## START Dataset excerpt
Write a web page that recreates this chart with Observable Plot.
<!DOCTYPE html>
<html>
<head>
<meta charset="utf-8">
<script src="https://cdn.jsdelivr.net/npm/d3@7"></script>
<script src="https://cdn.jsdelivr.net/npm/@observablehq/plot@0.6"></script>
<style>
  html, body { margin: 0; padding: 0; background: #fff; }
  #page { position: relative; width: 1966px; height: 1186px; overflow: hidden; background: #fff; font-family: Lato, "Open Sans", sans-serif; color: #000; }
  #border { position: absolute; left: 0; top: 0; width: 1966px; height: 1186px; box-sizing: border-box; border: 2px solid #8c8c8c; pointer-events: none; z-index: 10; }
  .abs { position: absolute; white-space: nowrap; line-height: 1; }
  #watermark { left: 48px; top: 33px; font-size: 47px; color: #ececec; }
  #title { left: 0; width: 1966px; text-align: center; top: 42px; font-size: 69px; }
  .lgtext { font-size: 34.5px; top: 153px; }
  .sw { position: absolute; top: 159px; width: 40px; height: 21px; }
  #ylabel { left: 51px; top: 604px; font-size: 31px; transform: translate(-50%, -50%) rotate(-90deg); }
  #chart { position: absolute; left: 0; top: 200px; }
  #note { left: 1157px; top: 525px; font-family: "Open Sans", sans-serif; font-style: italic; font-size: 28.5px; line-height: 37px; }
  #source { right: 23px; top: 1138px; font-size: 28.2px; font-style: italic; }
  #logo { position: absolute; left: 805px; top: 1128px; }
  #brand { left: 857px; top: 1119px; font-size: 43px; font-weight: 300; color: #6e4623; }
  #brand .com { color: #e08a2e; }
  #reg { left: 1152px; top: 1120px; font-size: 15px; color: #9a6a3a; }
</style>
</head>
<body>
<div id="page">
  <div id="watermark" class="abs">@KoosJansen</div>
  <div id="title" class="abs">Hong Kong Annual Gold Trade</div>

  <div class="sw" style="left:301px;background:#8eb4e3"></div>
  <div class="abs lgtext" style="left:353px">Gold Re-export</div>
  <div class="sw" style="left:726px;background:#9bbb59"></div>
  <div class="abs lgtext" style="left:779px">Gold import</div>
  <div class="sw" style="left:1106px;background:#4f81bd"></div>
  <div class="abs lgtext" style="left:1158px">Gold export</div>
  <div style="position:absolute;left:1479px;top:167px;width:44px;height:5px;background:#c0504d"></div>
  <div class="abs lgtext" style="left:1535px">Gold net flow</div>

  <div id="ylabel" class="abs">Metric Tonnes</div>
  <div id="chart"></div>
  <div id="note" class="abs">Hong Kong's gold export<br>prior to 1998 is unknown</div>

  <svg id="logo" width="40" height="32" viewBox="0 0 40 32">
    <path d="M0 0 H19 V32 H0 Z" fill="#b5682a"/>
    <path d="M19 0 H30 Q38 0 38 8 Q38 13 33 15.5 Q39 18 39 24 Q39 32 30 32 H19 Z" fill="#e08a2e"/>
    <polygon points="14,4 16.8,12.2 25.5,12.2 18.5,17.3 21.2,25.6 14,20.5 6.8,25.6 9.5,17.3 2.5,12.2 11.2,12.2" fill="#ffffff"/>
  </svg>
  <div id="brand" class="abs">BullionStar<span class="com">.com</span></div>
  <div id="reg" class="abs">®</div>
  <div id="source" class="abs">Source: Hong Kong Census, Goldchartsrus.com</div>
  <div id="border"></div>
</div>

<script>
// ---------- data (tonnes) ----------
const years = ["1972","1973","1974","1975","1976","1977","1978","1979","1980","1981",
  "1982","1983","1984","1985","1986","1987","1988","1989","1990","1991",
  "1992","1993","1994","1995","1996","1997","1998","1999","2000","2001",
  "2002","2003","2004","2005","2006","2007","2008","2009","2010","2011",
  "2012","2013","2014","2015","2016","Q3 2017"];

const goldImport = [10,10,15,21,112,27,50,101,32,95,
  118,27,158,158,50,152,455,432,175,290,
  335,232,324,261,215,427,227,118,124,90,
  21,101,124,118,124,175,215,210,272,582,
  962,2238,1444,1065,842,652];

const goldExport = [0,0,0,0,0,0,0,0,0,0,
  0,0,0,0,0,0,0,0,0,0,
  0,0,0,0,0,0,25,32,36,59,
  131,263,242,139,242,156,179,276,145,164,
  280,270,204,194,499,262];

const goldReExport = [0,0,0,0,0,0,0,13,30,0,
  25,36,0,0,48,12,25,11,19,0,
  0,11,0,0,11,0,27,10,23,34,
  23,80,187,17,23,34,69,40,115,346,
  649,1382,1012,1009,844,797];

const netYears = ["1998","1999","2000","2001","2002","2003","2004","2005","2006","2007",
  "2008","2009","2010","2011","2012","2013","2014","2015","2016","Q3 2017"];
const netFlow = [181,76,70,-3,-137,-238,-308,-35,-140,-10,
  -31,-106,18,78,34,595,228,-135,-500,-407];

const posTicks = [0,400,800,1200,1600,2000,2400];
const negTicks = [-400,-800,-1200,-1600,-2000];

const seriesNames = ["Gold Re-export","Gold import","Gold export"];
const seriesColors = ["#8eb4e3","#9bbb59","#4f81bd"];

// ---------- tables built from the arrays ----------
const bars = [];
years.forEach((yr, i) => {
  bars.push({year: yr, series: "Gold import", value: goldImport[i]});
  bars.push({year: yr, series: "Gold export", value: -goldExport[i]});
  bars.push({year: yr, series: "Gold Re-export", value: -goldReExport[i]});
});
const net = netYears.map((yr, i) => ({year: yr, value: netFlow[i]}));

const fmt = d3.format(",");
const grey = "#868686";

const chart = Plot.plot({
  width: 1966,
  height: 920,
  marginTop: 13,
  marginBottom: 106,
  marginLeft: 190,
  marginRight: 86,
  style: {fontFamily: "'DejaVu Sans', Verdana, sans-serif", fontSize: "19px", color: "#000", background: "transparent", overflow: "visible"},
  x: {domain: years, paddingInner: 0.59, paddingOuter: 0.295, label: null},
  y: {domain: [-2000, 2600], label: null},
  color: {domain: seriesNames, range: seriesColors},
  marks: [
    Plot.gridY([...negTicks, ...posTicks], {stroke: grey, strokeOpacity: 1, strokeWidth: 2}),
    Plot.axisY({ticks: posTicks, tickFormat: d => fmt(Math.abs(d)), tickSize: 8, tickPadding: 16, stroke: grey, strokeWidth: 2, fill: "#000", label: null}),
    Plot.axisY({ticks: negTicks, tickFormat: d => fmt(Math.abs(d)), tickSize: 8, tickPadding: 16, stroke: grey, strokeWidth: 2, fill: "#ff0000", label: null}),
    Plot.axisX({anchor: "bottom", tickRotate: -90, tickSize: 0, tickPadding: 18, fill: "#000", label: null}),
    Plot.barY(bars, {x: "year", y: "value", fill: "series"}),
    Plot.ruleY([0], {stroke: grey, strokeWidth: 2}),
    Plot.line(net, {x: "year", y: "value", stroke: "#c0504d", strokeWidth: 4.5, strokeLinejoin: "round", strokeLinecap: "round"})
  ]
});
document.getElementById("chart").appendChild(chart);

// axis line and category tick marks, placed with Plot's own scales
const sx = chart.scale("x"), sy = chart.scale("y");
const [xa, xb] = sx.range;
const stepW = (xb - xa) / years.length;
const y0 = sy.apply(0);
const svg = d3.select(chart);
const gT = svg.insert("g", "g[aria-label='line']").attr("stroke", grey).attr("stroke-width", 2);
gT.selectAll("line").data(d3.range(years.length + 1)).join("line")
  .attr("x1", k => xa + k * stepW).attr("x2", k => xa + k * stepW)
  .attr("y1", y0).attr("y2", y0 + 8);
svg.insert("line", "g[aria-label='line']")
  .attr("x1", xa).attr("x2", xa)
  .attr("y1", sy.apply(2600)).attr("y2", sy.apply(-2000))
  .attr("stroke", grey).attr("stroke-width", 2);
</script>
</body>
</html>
## END Dataset excerpt
**Exercise description:** Nothing should be left out: repeat all of the data exactly.

**Response to the exercise:**
Write a web page that recreates this chart with Observable Plot.
<!DOCTYPE html>
<html>
<head>
<meta charset="utf-8">
<script src="https://cdn.jsdelivr.net/npm/d3@7"></script>
<script src="https://cdn.jsdelivr.net/npm/@observablehq/plot@0.6"></script>
<style>
  html, body { margin: 0; padding: 0; background: #fff; }
  #page { position: relative; width: 1966px; height: 1186px; overflow: hidden; background: #fff; font-family: Lato, "Open Sans", sans-serif; color: #000; }
  #border { position: absolute; left: 0; top: 0; width: 1966px; height: 1186px; box-sizing: border-box; border: 2px solid #8c8c8c; pointer-events: none; z-index: 10; }
  .abs { position: absolute; white-space: nowrap; line-height: 1; }
  #watermark { left: 48px; top: 33px; font-size: 47px; color: #ececec; }
  #title { left: 0; width: 1966px; text-align: center; top: 42px; font-size: 69px; }
  .lgtext { font-size: 34.5px; top: 153px; }
  .sw { position: absolute; top: 159px; width: 40px; height: 21px; }
  #ylabel { left: 51px; top: 604px; font-size: 31px; transform: translate(-50%, -50%) rotate(-90deg); }
  #chart { position: absolute; left: 0; top: 200px; }
  #note { left: 1157px; top: 525px; font-family: "Open Sans", sans-serif; font-style: italic; font-size: 28.5px; line-height: 37px; }
  #source { right: 23px; top: 1138px; font-size: 28.2px; font-style: italic; }
  #logo { position: absolute; left: 805px; top: 1128px; }
  #brand { left: 857px; top: 1119px; font-size: 43px; font-weight: 300; color: #6e4623; }
  #brand .com { color: #e08a2e; }
  #reg { left: 1152px; top: 1120px; font-size: 15px; color: #9a6a3a; }
</style>
</head>
<body>
<div id="page">
  <div id="watermark" class="abs">@KoosJansen</div>
  <div id="title" class="abs">Hong Kong Annual Gold Trade</div>

  <div class="sw" style="left:301px;background:#8eb4e3"></div>
  <div class="abs lgtext" style="left:353px">Gold Re-export</div>
  <div class="sw" style="left:726px;background:#9bbb59"></div>
  <div class="abs lgtext" style="left:779px">Gold import</div>
  <div class="sw" style="left:1106px;background:#4f81bd"></div>
  <div class="abs lgtext" style="left:1158px">Gold export</div>
  <div style="position:absolute;left:1479px;top:167px;width:44px;height:5px;background:#c0504d"></div>
  <div class="abs lgtext" style="left:1535px">Gold net flow</div>

  <div id="ylabel" class="abs">Metric Tonnes</div>
  <div id="chart"></div>
  <div id="note" class="abs">Hong Kong's gold export<br>prior to 1998 is unknown</div>

  <svg id="logo" width="40" height="32" viewBox="0 0 40 32">
    <path d="M0 0 H19 V32 H0 Z" fill="#b5682a"/>
    <path d="M19 0 H30 Q38 0 38 8 Q38 13 33 15.5 Q39 18 39 24 Q39 32 30 32 H19 Z" fill="#e08a2e"/>
    <polygon points="14,4 16.8,12.2 25.5,12.2 18.5,17.3 21.2,25.6 14,20.5 6.8,25.6 9.5,17.3 2.5,12.2 11.2,12.2" fill="#ffffff"/>
  </svg>
  <div id="brand" class="abs">BullionStar<span class="com">.com</span></div>
  <div id="reg" class="abs">®</div>
  <div id="source" class="abs">Source: Hong Kong Census, Goldchartsrus.com</div>
  <div id="border"></div>
</div>

<script>
// ---------- data (tonnes) ----------
const years = ["1972","1973","1974","1975","1976","1977","1978","1979","1980","1981",
  "1982","1983","1984","1985","1986","1987","1988","1989","1990","1991",
  "1992","1993","1994","1995","1996","1997","1998","1999","2000","2001",
  "2002","2003","2004","2005","2006","2007","2008","2009","2010","2011",
  "2012","2013","2014","2015","2016","Q3 2017"];

const goldImport = [10,10,15,21,112,27,50,101,32,95,
  118,27,158,158,50,152,455,432,175,290,
  335,232,324,261,215,427,227,118,124,90,
  21,101,124,118,124,175,215,210,272,582,
  962,2238,1444,1065,842,652];

const goldExport = [0,0,0,0,0,0,0,0,0,0,
  0,0,0,0,0,0,0,0,0,0,
  0,0,0,0,0,0,25,32,36,59,
  131,263,242,139,242,156,179,276,145,164,
  280,270,204,194,499,262];

const goldReExport = [0,0,0,0,0,0,0,13,30,0,
  25,36,0,0,48,12,25,11,19,0,
  0,11,0,0,11,0,27,10,23,34,
  23,80,187,17,23,34,69,40,115,346,
  649,1382,1012,1009,844,797];

const netYears = ["1998","1999","2000","2001","2002","2003","2004","2005","2006","2007",
  "2008","2009","2010","2011","2012","2013","2014","2015","2016","Q3 2017"];
const netFlow = [181,76,70,-3,-137,-238,-308,-35,-140,-10,
  -31,-106,18,78,34,595,228,-135,-500,-407];

const posTicks = [0,400,800,1200,1600,2000,2400];
const negTicks = [-400,-800,-1200,-1600,-2000];

const seriesNames = ["Gold Re-export","Gold import","Gold export"];
const seriesColors = ["#8eb4e3","#9bbb59","#4f81bd"];

// ---------- tables built from the arrays ----------
const bars = [];
years.forEach((yr, i) => {
  bars.push({year: yr, series: "Gold import", value: goldImport[i]});
  bars.push({year: yr, series: "Gold export", value: -goldExport[i]});
  bars.push({year: yr, series: "Gold Re-export", value: -goldReExport[i]});
});
const net = netYears.map((yr, i) => ({year: yr, value: netFlow[i]}));

const fmt = d3.format(",");
const grey = "#868686";

const chart = Plot.plot({
  width: 1966,
  height: 920,
  marginTop: 13,
  marginBottom: 106,
  marginLeft: 190,
  marginRight: 86,
  style: {fontFamily: "'DejaVu Sans', Verdana, sans-serif", fontSize: "19px", color: "#000", background: "transparent", overflow: "visible"},
  x: {domain: years, paddingInner: 0.59, paddingOuter: 0.295, label: null},
  y: {domain: [-2000, 2600], label: null},
  color: {domain: seriesNames, range: seriesColors},
  marks: [
    Plot.gridY([...negTicks, ...posTicks], {stroke: grey, strokeOpacity: 1, strokeWidth: 2}),
    Plot.axisY({ticks: posTicks, tickFormat: d => fmt(Math.abs(d)), tickSize: 8, tickPadding: 16, stroke: grey, strokeWidth: 2, fill: "#000", label: null}),
    Plot.axisY({ticks: negTicks, tickFormat: d => fmt(Math.abs(d)), tickSize: 8, tickPadding: 16, stroke: grey, strokeWidth: 2, fill: "#ff0000", label: null}),
    Plot.axisX({anchor: "bottom", tickRotate: -90, tickSize: 0, tickPadding: 18, fill: "#000", label: null}),
    Plot.barY(bars, {x: "year", y: "value", fill: "series"}),
    Plot.ruleY([0], {stroke: grey, strokeWidth: 2}),
    Plot.line(net, {x: "year", y: "value", stroke: "#c0504d", strokeWidth: 4.5, strokeLinejoin: "round", strokeLinecap: "round"})
  ]
});
document.getElementById("chart").appendChild(chart);

// axis line and category tick marks, placed with Plot's own scales
const sx = chart.scale("x"), sy = chart.scale("y");
const [xa, xb] = sx.range;
const stepW = (xb - xa) / years.length;
const y0 = sy.apply(0);
const svg = d3.select(chart);
const gT = svg.insert("g", "g[aria-label='line']").attr("stroke", grey).attr("stroke-width", 2);
gT.selectAll("line").data(d3.range(years.length + 1)).join("line")
  .attr("x1", k => xa + k * stepW).attr("x2", k => xa + k * stepW)
  .attr("y1", y0).attr("y2", y0 + 8);
svg.insert("line", "g[aria-label='line']")
  .attr("x1", xa).attr("x2", xa)
  .attr("y1", sy.apply(2600)).attr("y2", sy.apply(-2000))
  .attr("stroke", grey).attr("stroke-width", 2);
</script>
</body>
</html>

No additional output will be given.